AIM >>
Pictures stay out of the copy. Please reproduce only the lines between the one holding "Give me the Altair source for this chart." and the one holding "contour_y = [367]", inclusive.
[START]
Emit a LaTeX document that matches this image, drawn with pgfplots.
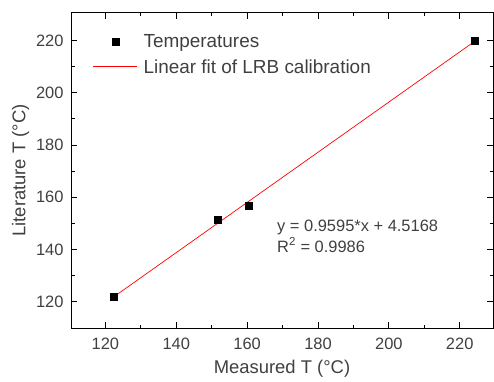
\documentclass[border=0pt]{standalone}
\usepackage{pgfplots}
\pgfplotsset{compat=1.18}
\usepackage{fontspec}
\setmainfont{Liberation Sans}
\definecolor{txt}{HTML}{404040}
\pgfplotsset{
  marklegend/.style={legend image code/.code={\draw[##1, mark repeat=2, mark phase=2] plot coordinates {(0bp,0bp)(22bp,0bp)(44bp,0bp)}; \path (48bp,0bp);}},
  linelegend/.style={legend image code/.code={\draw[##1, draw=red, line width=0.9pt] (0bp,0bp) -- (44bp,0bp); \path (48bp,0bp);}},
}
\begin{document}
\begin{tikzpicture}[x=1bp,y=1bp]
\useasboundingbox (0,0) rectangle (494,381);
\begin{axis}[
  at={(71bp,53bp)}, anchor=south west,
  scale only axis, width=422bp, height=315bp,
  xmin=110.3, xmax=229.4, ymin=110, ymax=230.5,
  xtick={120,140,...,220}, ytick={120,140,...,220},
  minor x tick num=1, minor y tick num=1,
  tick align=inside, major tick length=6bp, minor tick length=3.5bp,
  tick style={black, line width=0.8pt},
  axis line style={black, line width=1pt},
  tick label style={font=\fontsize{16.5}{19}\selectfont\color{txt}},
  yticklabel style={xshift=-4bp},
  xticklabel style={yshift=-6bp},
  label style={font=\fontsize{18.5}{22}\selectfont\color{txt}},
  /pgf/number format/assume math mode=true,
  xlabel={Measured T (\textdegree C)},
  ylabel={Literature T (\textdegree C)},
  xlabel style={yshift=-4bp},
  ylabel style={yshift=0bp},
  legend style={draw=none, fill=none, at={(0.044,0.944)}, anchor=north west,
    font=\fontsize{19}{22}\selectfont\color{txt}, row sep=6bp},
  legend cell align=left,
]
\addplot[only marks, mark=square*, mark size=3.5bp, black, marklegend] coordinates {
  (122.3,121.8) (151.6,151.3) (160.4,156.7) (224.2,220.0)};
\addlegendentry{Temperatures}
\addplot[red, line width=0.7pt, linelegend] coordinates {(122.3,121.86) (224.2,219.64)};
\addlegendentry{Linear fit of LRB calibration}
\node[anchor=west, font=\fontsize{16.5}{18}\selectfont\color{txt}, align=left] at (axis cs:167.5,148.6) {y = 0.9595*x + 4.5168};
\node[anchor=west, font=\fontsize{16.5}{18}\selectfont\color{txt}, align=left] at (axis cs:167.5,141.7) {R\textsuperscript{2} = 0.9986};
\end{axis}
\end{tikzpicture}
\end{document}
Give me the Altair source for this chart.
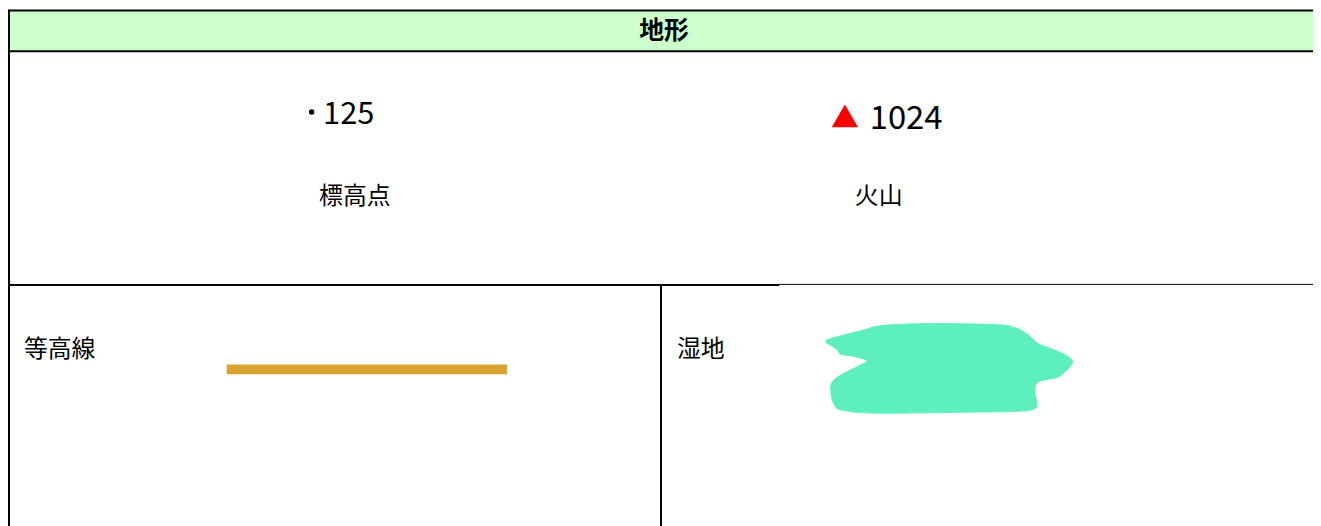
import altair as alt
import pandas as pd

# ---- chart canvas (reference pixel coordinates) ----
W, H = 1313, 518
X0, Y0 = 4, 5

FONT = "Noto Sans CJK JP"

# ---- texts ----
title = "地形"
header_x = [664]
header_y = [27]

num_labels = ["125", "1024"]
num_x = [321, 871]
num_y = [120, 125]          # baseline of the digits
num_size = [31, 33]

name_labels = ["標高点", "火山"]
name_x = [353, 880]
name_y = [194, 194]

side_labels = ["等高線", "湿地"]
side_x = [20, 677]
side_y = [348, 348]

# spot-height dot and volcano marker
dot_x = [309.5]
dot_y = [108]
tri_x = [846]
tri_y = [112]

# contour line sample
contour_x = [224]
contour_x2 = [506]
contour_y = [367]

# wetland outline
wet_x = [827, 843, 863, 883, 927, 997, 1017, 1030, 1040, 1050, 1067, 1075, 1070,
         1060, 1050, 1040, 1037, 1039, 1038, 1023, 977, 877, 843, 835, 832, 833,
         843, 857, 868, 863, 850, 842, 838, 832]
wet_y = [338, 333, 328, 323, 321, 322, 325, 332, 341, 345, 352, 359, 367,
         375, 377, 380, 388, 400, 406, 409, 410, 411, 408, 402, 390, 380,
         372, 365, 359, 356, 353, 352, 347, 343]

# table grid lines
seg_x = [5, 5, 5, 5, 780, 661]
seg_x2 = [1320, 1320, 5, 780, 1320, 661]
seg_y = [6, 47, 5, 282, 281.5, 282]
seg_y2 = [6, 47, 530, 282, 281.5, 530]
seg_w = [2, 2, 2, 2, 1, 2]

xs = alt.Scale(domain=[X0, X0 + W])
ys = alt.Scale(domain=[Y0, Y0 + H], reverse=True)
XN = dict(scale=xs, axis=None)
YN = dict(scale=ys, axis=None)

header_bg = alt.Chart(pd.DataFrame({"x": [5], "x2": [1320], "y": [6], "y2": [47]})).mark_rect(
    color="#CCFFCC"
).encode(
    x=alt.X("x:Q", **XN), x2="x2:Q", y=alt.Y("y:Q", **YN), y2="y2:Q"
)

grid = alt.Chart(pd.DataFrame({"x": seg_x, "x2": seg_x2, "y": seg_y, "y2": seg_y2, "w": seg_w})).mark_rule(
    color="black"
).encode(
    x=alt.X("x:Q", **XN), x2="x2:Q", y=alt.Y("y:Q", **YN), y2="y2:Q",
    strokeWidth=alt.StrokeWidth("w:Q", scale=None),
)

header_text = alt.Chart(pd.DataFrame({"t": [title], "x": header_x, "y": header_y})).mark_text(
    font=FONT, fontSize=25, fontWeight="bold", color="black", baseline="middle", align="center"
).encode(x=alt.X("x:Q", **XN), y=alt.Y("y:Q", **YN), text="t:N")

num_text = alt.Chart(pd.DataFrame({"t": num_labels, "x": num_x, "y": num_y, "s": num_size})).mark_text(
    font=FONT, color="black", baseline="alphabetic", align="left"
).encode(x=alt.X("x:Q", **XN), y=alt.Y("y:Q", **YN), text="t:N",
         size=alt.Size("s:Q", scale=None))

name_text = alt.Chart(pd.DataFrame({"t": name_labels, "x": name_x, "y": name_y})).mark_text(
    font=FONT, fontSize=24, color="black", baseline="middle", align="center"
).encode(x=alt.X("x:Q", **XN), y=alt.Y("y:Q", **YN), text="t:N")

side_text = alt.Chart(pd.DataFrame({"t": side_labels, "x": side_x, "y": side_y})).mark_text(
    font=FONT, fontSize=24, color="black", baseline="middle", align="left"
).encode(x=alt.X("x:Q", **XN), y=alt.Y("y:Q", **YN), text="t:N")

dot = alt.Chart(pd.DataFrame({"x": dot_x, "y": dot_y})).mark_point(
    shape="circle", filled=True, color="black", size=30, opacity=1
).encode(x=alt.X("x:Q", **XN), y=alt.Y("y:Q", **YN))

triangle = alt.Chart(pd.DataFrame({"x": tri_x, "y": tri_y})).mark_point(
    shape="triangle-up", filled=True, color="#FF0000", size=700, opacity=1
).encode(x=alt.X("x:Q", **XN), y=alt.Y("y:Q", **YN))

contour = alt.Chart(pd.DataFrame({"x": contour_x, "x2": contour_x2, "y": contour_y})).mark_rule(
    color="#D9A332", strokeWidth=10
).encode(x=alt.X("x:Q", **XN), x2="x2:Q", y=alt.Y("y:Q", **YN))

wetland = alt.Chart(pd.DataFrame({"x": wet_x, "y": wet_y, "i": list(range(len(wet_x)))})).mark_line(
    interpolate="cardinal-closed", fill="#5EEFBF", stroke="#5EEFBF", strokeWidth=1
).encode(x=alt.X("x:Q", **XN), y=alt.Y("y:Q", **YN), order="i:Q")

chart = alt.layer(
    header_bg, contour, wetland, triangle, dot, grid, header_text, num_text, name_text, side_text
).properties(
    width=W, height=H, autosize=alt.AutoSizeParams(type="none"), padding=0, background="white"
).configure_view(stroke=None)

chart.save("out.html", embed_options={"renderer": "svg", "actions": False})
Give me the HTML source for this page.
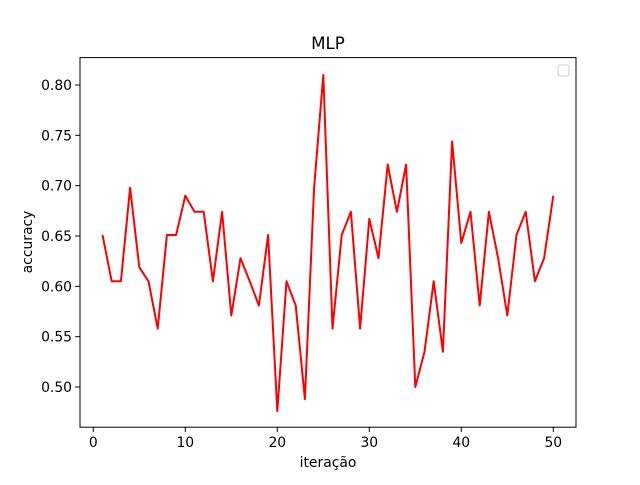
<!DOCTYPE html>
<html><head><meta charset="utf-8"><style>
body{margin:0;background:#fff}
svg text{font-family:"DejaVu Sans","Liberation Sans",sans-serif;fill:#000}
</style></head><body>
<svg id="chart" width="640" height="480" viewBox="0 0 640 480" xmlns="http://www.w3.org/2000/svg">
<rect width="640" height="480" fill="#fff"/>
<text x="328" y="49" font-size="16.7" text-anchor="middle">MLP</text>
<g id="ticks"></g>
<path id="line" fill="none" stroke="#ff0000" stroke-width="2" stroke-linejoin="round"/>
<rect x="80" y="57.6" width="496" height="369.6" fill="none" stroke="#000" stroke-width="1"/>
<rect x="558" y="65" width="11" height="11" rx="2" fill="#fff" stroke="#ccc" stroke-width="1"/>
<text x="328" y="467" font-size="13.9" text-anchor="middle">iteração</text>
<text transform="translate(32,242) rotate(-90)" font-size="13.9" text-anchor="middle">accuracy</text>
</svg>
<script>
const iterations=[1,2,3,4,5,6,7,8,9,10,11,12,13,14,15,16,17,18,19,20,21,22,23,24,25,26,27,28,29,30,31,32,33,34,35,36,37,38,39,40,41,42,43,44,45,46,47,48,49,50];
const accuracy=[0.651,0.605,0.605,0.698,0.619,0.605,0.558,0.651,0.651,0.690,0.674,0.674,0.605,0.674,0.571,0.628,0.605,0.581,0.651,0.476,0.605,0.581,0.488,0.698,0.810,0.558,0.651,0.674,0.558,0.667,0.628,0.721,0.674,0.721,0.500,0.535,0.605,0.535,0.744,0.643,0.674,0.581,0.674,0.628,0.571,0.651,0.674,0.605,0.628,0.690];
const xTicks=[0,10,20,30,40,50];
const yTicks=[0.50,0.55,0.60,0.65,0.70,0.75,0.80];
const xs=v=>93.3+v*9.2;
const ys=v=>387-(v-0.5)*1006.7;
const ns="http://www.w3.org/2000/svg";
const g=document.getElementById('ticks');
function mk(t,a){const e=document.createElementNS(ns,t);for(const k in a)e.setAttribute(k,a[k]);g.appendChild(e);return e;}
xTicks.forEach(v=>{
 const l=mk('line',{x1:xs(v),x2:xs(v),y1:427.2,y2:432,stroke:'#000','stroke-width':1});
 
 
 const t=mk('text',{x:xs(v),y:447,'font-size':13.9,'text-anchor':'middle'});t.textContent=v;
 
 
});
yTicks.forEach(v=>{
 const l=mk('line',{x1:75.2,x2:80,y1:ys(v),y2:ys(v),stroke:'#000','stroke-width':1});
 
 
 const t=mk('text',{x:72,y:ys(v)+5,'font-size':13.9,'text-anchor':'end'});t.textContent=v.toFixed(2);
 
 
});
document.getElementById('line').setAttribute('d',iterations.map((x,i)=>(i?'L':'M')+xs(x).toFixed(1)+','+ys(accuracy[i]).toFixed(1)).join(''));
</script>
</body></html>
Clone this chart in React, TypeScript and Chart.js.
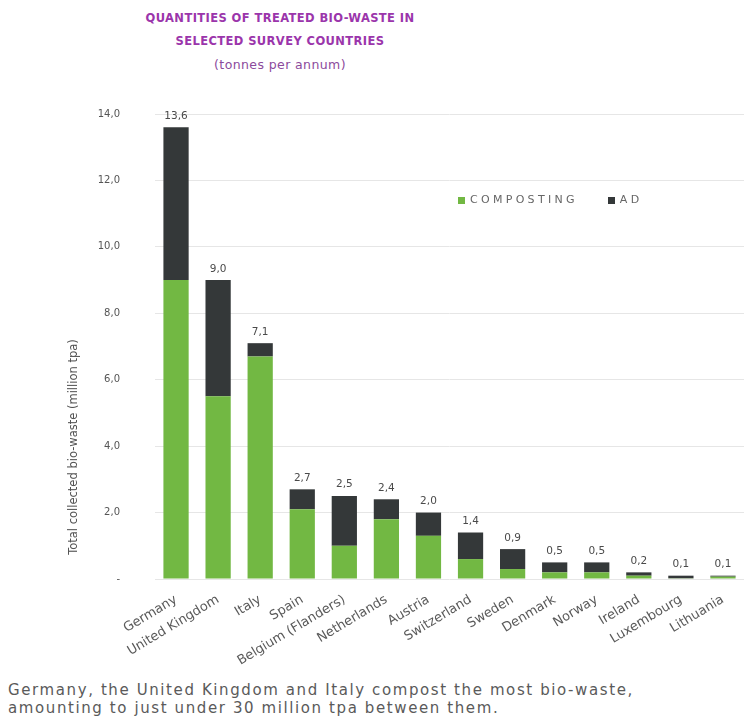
[END]
REPLY TO THE TASK >>
Give me the Altair source for this chart.
import altair as alt
import pandas as pd

# ---- chart canvas (reference pixel coordinates) ----
W, H = 1313, 518
X0, Y0 = 4, 5

FONT = "Noto Sans CJK JP"

# ---- texts ----
title = "地形"
header_x = [664]
header_y = [27]

num_labels = ["125", "1024"]
num_x = [321, 871]
num_y = [120, 125]          # baseline of the digits
num_size = [31, 33]

name_labels = ["標高点", "火山"]
name_x = [353, 880]
name_y = [194, 194]

side_labels = ["等高線", "湿地"]
side_x = [20, 677]
side_y = [348, 348]

# spot-height dot and volcano marker
dot_x = [309.5]
dot_y = [108]
tri_x = [846]
tri_y = [112]

# contour line sample
contour_x = [224]
contour_x2 = [506]
contour_y = [367]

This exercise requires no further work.